Publié le 17 Mai 2024
"Découvrez les enjeux autour du monopole des géomètres-experts sur les États Descriptifs de Division (EDD) en copropriété, et les implications du célèbre arrêt de la Cour de cassation."
Depuis plus de 20 ans, des diagnostiqueurs peuvent se former à la réalisation des états descriptifs de division (EDD) en copropriété. Pendant longtemps, ils réalisaient parfois les plans, aux côtés des géomètres-topographes, des architectes et des géomètres-experts. Ces derniers ont toujours voulu imposer leur monopole sur ces missions. Depuis l’arrêt du 29 juin 2022 de la Cour de cassation, certains diagnostiqueurs s’estiment illégitimes pour rédiger des EDD. À tort ou à raison ?

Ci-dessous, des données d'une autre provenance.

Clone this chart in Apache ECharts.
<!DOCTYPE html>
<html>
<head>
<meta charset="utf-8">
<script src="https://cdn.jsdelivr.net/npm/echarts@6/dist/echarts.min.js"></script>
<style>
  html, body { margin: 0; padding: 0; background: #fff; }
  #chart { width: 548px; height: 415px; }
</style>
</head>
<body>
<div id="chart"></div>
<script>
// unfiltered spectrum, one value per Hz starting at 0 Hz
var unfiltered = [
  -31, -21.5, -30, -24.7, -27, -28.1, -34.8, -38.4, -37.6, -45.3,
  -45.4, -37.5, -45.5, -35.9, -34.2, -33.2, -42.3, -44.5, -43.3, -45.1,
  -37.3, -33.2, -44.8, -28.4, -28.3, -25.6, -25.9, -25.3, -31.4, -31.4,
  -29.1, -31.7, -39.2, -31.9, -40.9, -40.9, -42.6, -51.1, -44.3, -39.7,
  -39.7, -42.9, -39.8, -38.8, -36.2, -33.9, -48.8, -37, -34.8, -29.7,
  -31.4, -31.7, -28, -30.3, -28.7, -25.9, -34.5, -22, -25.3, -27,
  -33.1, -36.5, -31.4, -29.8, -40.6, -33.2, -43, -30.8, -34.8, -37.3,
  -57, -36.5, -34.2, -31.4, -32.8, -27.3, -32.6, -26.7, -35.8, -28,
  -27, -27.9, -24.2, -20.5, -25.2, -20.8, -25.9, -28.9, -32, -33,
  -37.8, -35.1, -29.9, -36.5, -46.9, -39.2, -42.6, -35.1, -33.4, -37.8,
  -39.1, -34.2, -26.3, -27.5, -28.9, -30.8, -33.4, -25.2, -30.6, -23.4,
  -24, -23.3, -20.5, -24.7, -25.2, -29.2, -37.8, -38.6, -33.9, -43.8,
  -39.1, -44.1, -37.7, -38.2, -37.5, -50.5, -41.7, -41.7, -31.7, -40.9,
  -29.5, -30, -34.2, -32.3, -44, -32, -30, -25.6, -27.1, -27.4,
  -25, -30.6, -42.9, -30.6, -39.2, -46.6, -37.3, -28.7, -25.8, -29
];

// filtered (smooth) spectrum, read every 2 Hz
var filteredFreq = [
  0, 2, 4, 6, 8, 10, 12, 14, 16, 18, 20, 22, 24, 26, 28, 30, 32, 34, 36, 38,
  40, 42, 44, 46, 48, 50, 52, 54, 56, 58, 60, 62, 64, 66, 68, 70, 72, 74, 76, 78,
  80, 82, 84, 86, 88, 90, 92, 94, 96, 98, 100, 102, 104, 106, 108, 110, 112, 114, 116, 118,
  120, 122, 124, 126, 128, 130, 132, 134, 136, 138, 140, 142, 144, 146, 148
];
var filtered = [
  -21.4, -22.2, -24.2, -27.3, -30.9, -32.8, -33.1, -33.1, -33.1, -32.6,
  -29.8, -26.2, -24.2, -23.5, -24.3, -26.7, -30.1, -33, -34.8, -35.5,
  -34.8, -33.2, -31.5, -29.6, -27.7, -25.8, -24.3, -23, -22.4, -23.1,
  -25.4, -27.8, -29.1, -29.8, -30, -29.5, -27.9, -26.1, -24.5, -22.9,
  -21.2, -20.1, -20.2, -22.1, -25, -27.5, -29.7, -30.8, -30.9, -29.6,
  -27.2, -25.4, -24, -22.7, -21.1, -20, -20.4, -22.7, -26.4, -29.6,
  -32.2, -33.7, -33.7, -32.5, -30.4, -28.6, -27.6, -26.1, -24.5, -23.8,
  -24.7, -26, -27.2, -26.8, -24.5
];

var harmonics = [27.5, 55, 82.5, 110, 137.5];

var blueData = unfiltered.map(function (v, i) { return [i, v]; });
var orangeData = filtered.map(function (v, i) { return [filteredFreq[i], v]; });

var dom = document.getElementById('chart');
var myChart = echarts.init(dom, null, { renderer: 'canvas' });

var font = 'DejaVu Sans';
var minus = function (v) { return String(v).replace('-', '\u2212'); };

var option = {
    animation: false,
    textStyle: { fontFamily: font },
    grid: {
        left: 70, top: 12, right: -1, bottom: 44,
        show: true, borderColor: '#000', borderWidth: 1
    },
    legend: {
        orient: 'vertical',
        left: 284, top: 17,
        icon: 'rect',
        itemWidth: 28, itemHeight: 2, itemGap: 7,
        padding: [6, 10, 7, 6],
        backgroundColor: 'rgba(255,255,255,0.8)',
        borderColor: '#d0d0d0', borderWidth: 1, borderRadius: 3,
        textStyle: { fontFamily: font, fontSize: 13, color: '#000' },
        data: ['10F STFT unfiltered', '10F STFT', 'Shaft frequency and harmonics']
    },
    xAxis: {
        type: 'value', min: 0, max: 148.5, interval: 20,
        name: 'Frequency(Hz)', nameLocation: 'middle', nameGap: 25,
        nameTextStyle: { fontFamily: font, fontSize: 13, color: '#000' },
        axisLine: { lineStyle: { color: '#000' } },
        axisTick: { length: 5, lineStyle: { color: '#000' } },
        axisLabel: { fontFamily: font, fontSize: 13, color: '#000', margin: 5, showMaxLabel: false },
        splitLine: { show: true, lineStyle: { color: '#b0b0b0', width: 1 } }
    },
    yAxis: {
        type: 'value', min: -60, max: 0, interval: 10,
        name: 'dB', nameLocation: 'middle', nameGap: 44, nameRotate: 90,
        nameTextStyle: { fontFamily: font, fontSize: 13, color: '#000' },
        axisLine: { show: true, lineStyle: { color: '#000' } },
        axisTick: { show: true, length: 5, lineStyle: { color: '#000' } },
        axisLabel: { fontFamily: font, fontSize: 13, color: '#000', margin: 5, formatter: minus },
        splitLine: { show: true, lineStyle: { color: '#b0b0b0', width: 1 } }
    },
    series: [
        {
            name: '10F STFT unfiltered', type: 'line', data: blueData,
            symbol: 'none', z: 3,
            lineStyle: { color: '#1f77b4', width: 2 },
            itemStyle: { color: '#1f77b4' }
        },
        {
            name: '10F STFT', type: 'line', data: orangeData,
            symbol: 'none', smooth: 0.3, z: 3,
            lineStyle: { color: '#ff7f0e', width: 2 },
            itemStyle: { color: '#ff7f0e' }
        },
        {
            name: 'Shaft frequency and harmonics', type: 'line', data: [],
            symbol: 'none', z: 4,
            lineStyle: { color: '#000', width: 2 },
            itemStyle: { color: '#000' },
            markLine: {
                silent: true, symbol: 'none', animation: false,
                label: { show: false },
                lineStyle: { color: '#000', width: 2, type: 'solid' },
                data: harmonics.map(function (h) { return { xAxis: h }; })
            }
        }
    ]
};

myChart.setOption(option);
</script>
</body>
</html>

La loi n°46-942 du 7 mai 1946, instituant l’Ordre des géomètres-experts, régit cette profession. Les géomètres-experts disposent d’un monopole légal sur les prestations listées au 1° de l’article 1. Ce sont les études et travaux topographiques qui fixent les limites des biens fonciers. À ce titre, le géomètre-expert réalise des plans de division, de partage, de vente et d’échange des biens, des plans de bornage ou de délimitation de la propriété foncière. Il doit être inscrit à l’Ordre des géomètres-experts (OGE).
Les géomètres-experts affirment que dans le cadre d’une copropriété, il leur revient de définir les limites entre les lots. Par conséquent, cette prestation relèverait de leur monopole légal. « Le notaire en charge du règlement de copropriété ne peut donc annexer à la minute de l’acte un plan établi par un autre professionnel », affirme le Conseil supérieur de l’OGE à Paris. Il ajoute : « un plan fourni par un autre professionnel n’a aucune valeur juridique. » Cette revendication s’appuie sur le principe de La Rochelle.

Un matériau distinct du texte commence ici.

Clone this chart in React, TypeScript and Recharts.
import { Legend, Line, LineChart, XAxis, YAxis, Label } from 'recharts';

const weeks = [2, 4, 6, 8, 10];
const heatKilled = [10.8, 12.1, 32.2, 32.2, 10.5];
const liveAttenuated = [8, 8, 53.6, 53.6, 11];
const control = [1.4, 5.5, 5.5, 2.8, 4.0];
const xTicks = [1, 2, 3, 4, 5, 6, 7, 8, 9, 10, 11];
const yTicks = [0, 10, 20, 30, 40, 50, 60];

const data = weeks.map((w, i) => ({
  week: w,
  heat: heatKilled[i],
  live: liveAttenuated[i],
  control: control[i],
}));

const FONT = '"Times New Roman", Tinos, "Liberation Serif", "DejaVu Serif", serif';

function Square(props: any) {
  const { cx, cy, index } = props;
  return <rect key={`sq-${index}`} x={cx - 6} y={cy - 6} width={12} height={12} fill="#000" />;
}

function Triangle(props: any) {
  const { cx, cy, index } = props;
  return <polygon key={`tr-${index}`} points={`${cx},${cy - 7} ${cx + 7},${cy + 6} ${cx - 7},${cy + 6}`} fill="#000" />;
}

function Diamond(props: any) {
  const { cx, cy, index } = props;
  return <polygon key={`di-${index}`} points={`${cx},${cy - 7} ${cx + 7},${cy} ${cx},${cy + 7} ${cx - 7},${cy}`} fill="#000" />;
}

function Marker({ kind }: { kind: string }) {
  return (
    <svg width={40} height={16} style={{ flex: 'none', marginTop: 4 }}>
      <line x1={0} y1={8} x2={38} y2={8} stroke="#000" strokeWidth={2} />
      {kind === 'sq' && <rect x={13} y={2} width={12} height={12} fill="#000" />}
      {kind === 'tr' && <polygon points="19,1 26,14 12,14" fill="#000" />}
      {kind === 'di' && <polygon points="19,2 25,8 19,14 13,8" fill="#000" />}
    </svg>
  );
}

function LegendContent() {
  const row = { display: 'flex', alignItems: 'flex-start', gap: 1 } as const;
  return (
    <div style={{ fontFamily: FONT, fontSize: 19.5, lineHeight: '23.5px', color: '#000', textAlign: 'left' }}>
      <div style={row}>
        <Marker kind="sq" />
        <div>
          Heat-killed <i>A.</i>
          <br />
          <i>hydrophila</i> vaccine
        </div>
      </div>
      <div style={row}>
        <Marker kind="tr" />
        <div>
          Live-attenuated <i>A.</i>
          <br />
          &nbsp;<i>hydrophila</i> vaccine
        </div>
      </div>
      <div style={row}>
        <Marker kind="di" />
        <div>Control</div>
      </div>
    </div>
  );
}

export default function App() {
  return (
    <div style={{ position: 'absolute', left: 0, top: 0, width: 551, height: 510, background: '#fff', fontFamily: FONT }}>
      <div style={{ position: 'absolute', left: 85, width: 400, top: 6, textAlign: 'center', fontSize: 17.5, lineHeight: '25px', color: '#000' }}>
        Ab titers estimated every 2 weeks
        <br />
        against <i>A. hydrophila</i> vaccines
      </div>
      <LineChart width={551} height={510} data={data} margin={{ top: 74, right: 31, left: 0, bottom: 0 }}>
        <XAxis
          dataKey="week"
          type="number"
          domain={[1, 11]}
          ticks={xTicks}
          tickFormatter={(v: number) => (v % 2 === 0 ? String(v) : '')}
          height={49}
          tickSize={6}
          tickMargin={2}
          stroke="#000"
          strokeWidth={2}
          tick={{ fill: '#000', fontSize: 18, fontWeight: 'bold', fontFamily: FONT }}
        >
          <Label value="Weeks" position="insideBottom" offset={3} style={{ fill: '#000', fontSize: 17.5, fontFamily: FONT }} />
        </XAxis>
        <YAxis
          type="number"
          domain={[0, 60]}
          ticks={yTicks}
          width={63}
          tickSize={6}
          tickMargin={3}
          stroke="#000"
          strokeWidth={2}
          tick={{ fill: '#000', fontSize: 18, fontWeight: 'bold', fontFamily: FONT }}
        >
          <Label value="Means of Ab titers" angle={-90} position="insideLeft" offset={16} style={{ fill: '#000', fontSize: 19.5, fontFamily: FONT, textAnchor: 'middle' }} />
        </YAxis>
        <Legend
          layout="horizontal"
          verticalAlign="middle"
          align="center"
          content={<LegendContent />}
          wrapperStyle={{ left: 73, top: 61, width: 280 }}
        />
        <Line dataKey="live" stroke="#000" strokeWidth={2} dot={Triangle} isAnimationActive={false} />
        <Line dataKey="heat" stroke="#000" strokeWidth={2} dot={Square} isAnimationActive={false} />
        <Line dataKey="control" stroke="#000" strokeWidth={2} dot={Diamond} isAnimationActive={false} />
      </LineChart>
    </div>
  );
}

Daniel Labetoulle est l’auteur du principe de La Rochelle, énoncé lors du discours de clôture du 41e congrès de la profession de géomètre-expert en 2012. Le commissaire du gouvernement a déclaré : « L’établissement, et a fortiori la modification, d’un état descriptif de division d’une copropriété, dès lors que celui-ci est accompagné d’un plan dressé au vu de mesures précises, relève de la compétence exclusive du géomètre-expert. »
Cependant, cette affirmation n’a pas de valeur normative. De plus, la lecture du décret n°55-1350 du 14 octobre 1955 pris pour l’application du décret n°55-22 du 4 janvier 1955 permet d’en douter. En effet, dans l’article 71-3, par exemple, l’identification de la fraction de lot est « déterminée par la description de sa situation dans l’immeuble ou par référence à un plan ou croquis ». D’une part, il n’y a aucune obligation d’annexer un plan. La description avec des mots, littérale, suffit, même si le plan aide à visualiser. D’autre part, un croquis peut remplacer ce plan.

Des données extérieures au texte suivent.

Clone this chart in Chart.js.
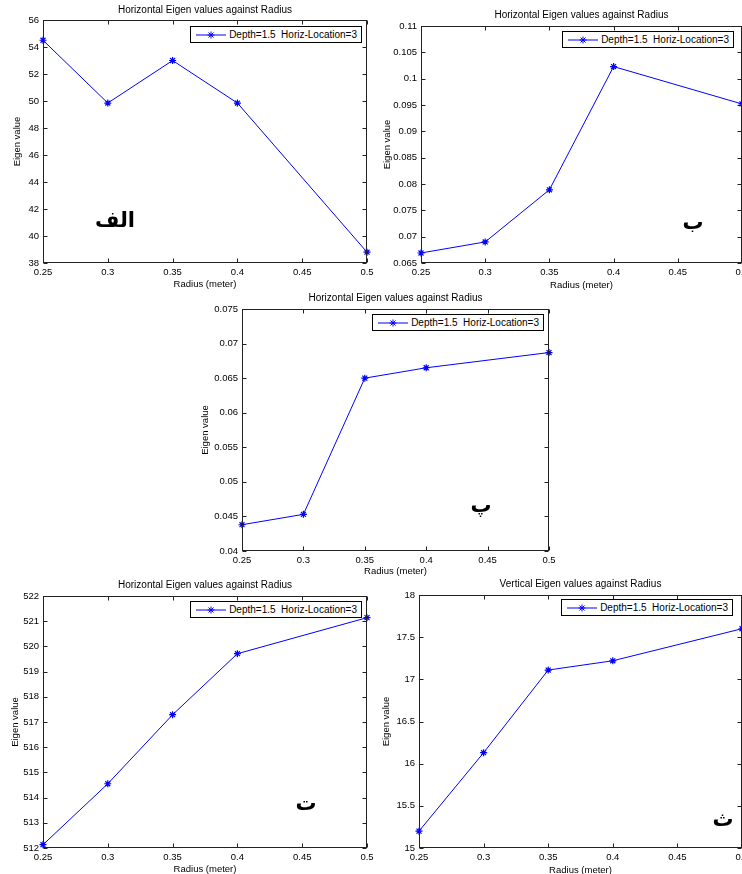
<!DOCTYPE html>
<html><head><meta charset="utf-8">
<script src="https://cdn.jsdelivr.net/npm/chart.js@4.4.1/dist/chart.umd.min.js"></script>
<style>
html,body{margin:0;padding:0;background:#fff;overflow:hidden;width:742px;height:874px;position:relative;}
canvas{position:absolute;}
.legend{position:absolute;height:17px;border:1px solid #000;background:#fff;display:flex;align-items:center;font:10px "Liberation Sans",Arial,sans-serif;white-space:pre;color:#000;box-sizing:border-box;padding-right:4px;}
.legend svg{margin-left:5px;margin-right:3px;}
.ar{position:absolute;font:bold 21px "DejaVu Sans",sans-serif;transform:translate(-50%,-50%);direction:rtl;color:#000;line-height:1;}
</style></head><body>
<script>
// ---- data ----
const radius = [0.25, 0.3, 0.35, 0.4, 0.5];
const xTicks = [0.25, 0.3, 0.35, 0.4, 0.45, 0.5];
const seriesLabel = 'Depth=1.5  Horiz-Location=3';
const xTitle = 'Radius (meter)';
const yTitle = 'Eigen value';
const titleH = 'Horizontal Eigen values against Radius';
const titleV = 'Vertical Eigen values against Radius';

const valuesAlef = [54.5, 49.85, 53.0, 49.85, 38.8];
const valuesBe   = [0.0669, 0.0690, 0.0789, 0.1023, 0.0952];
const valuesPe   = [0.0438, 0.0453, 0.0650, 0.0665, 0.0687];
const valuesTe   = [512.13, 514.55, 517.29, 519.71, 521.14];
const valuesSe   = [15.2, 16.13, 17.11, 17.22, 17.6];

const yTicksAlef = [38, 40, 42, 44, 46, 48, 50, 52, 54, 56];
const yTicksBe   = [0.065, 0.07, 0.075, 0.08, 0.085, 0.09, 0.095, 0.1, 0.105, 0.11];
const yTicksPe   = [0.04, 0.045, 0.05, 0.055, 0.06, 0.065, 0.07, 0.075];
const yTicksTe   = [512, 513, 514, 515, 516, 517, 518, 519, 520, 521, 522];
const yTicksSe   = [15, 15.5, 16, 16.5, 17, 17.5, 18];

const panelLetters = ['الف', 'ب', 'پ', 'ت', 'ث'];

// ---- layout (positions/styles) ----
const FONT = '"Liberation Sans", Arial, sans-serif';
const panels = [
  {values: valuesAlef, yTicks: yTicksAlef, title: titleH, letter: panelLetters[0],
   cx:0, cy:0, cw:380, ch:292, L:43, T:20, R:367, B:263, titleY:10, xTitleY:284, yTitleX:17,
   leg:{right:362, top:26}, let:{x:115, y:220}},
  {values: valuesBe, yTicks: yTicksBe, title: titleH, letter: panelLetters[1],
   cx:375, cy:0, cw:380, ch:292, L:421, T:26, R:742, B:263, titleY:15.5, xTitleY:285, yTitleX:387,
   leg:{right:734, top:31}, let:{x:693, y:222}},
  {values: valuesPe, yTicks: yTicksPe, title: titleH, letter: panelLetters[2],
   cx:190, cy:290, cw:372, ch:290, L:242, T:309, R:549, B:551, titleY:298.5, xTitleY:571, yTitleX:205,
   leg:{right:544, top:314}, let:{x:481, y:505}},
  {values: valuesTe, yTicks: yTicksTe, title: titleH, letter: panelLetters[3],
   cx:0, cy:575, cw:380, ch:299, L:43, T:596, R:367, B:848, titleY:585, xTitleY:869, yTitleX:15,
   leg:{right:362, top:601}, let:{x:306, y:803}},
  {values: valuesSe, yTicks: yTicksSe, title: titleV, letter: panelLetters[4],
   cx:375, cy:575, cw:380, ch:299, L:419, T:595, R:742, B:848, titleY:584.5, xTitleY:870, yTitleX:386,
   leg:{right:733, top:599}, let:{x:723, y:819}}
];

const boxPlugin = {
  id: 'matlabBox',
  afterDraw(chart) {
    const {ctx, chartArea: a, scales} = chart;
    ctx.save();
    ctx.strokeStyle = '#222';
    ctx.lineWidth = 1;
    const l = Math.round(a.left) + 0.5, r = Math.round(a.right) - 0.5;
    const t = Math.round(a.top) + 0.5, b = Math.round(a.bottom) - 0.5;
    ctx.strokeRect(l, t, r - l, b - t);
    const tl = 4;
    ctx.beginPath();
    scales.x.ticks.forEach(tk => {
      const px = Math.round(scales.x.getPixelForValue(tk.value)) + 0.5;
      ctx.moveTo(px, b); ctx.lineTo(px, b - tl);
      ctx.moveTo(px, t); ctx.lineTo(px, t + tl);
    });
    scales.y.ticks.forEach(tk => {
      const py = Math.round(scales.y.getPixelForValue(tk.value)) + 0.5;
      ctx.moveTo(l, py); ctx.lineTo(l + tl, py);
      ctx.moveTo(r, py); ctx.lineTo(r - tl, py);
    });
    ctx.stroke();
    ctx.restore();
  }
};

function legendSVG() {
  return '<svg width="30" height="10" viewBox="0 0 30 10">' +
    '<line x1="0" y1="5" x2="30" y2="5" stroke="#0000ff" stroke-width="1"/>' +
    '<g stroke="#0000ff" stroke-width="1">' +
    '<line x1="15" y1="1.5" x2="15" y2="8.5"/><line x1="11.5" y1="5" x2="18.5" y2="5"/>' +
    '<line x1="12.5" y1="2.5" x2="17.5" y2="7.5"/><line x1="12.5" y1="7.5" x2="17.5" y2="2.5"/></g></svg>';
}

panels.forEach(p => {
  const c = document.createElement('canvas');
  c.width = p.cw; c.height = p.ch;
  c.style.left = p.cx + 'px'; c.style.top = p.cy + 'px';
  c.style.width = p.cw + 'px'; c.style.height = p.ch + 'px';
  document.body.appendChild(c);

  const tSize = 10, tLH = tSize * 1.2;
  const aSize = 9.5, aLH = aSize * 1.2;
  const tickFont = {family: FONT, size: 9.5};

  new Chart(c, {
    type: 'line',
    data: {
      datasets: [{
        label: seriesLabel,
        data: radius.map((x, i) => ({x: x, y: p.values[i]})),
        borderColor: '#0000ff', backgroundColor: '#0000ff',
        borderWidth: 1, tension: 0, fill: false, clip: false,
        pointStyle: 'star', pointRadius: 3.5, pointBorderWidth: 1.2,
        pointBorderColor: '#0000ff', pointBackgroundColor: '#0000ff'
      }]
    },
    options: {
      responsive: false, animation: false, devicePixelRatio: 1,
      events: [],
      layout: {padding: {left: 0, top: 0, right: p.cx + p.cw - p.R, bottom: 0}},
      plugins: {
        legend: {display: false},
        tooltip: {enabled: false},
        title: {display: false}
      },
      scales: {
        x: {
          type: 'linear', min: xTicks[0], max: xTicks[xTicks.length - 1],
          grid: {display: false, drawTicks: false}, border: {display: false},
          ticks: {color: '#000', font: tickFont, padding: 4, maxRotation: 0, autoSkip: false,
            callback: v => String(v)},
          title: {display: true, text: xTitle, color: '#000',
            font: {family: FONT, size: aSize, lineHeight: 1.2},
            padding: {top: 0, bottom: p.cy + p.ch - p.xTitleY - aLH / 2}},
          afterBuildTicks: s => { s.ticks = xTicks.map(v => ({value: v})); },
          afterFit: s => { s.height = p.cy + p.ch - p.B; s.paddingLeft = 0; s.paddingRight = 0; }
        },
        xTop: {
          type: 'linear', position: 'top', min: xTicks[0], max: xTicks[xTicks.length - 1],
          grid: {display: false, drawTicks: false}, border: {display: false},
          ticks: {display: false},
          title: {display: true, text: p.title, color: '#000',
            font: {family: FONT, size: tSize, lineHeight: 1.2},
            padding: {top: p.titleY - p.cy - tLH / 2, bottom: 0}},
          afterFit: s => { s.height = p.T - p.cy; s.paddingLeft = 0; s.paddingRight = 0; }
        },
        y: {
          type: 'linear', min: p.yTicks[0], max: p.yTicks[p.yTicks.length - 1],
          grid: {display: false, drawTicks: false}, border: {display: false},
          ticks: {color: '#000', font: tickFont, padding: 4, autoSkip: false,
            callback: v => String(v)},
          title: {display: true, text: yTitle, color: '#000',
            font: {family: FONT, size: aSize, lineHeight: 1.2},
            padding: {top: p.yTitleX - p.cx - aLH / 2, bottom: 0}},
          afterBuildTicks: s => { s.ticks = p.yTicks.map(v => ({value: v})); },
          afterFit: s => { s.width = p.L - p.cx; s.paddingTop = 0; s.paddingBottom = 0; }
        }
      }
    },
    plugins: [boxPlugin]
  });

  const lg = document.createElement('div');
  lg.className = 'legend';
  lg.style.right = (742 - p.leg.right) + 'px';
  lg.style.top = p.leg.top + 'px';
  lg.innerHTML = legendSVG() + '<span></span>';
  lg.querySelector('span').textContent = seriesLabel;
  document.body.appendChild(lg);

  const ar = document.createElement('div');
  ar.className = 'ar';
  ar.style.left = p.let.x + 'px';
  ar.style.top = p.let.y + 'px';
  ar.textContent = p.letter;
  document.body.appendChild(ar);
});
</script>
</body></html>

En mars 2017, la Chambre syndicale nationale des géomètres-topographes (CSNGT) a saisi l’Autorité de la concurrence (ADLC). L’objectif était d’établir le champ du monopole des géomètres-experts, source récurrente de contentieux. Dans son avis n°18-A-02 du 28 février 2018 relatif à la profession de géomètre-expert, l’Autorité écrit notamment, à la page 27 :
« Les modalités d’établissement de l’état descriptif de division de copropriété laissent aux propriétaires et copropriétaires une assez grande liberté dans le choix de la forme de l’état descriptif de division, état qui a pour objet de décrire et non de délimiter les biens fonciers. Il n’existe aucun texte réglementaire ou législatif imposant de recourir aux services des géomètres (experts ou topographes) pour réaliser les plans ou documents topographiques qui pourraient être annexés à cet état descriptif… »
D’ailleurs, elle propose de l’inscrire explicitement dans la loi. On y lirait que les plans et esquisses annexés aux EDD n’entrent pas dans le champ du monopole des géomètres-experts. Elle invite ainsi le Gouvernement à clarifier la situation. Nous attendons toujours ces clarifications. Entre-temps, il y a eu le célèbre arrêt de la Cour de cassation.
Le débat autour du monopole des géomètres-experts pour la rédaction des états descriptifs de division en copropriété reste ouvert. L’arrêt de la Cour de cassation du 29 juin 2022 et les avis de l’Autorité de la concurrence montrent que la situation n’est pas encore clairement définie. En attendant une clarification législative, la question de la légitimité des diagnostiqueurs pour ces missions continue de se poser.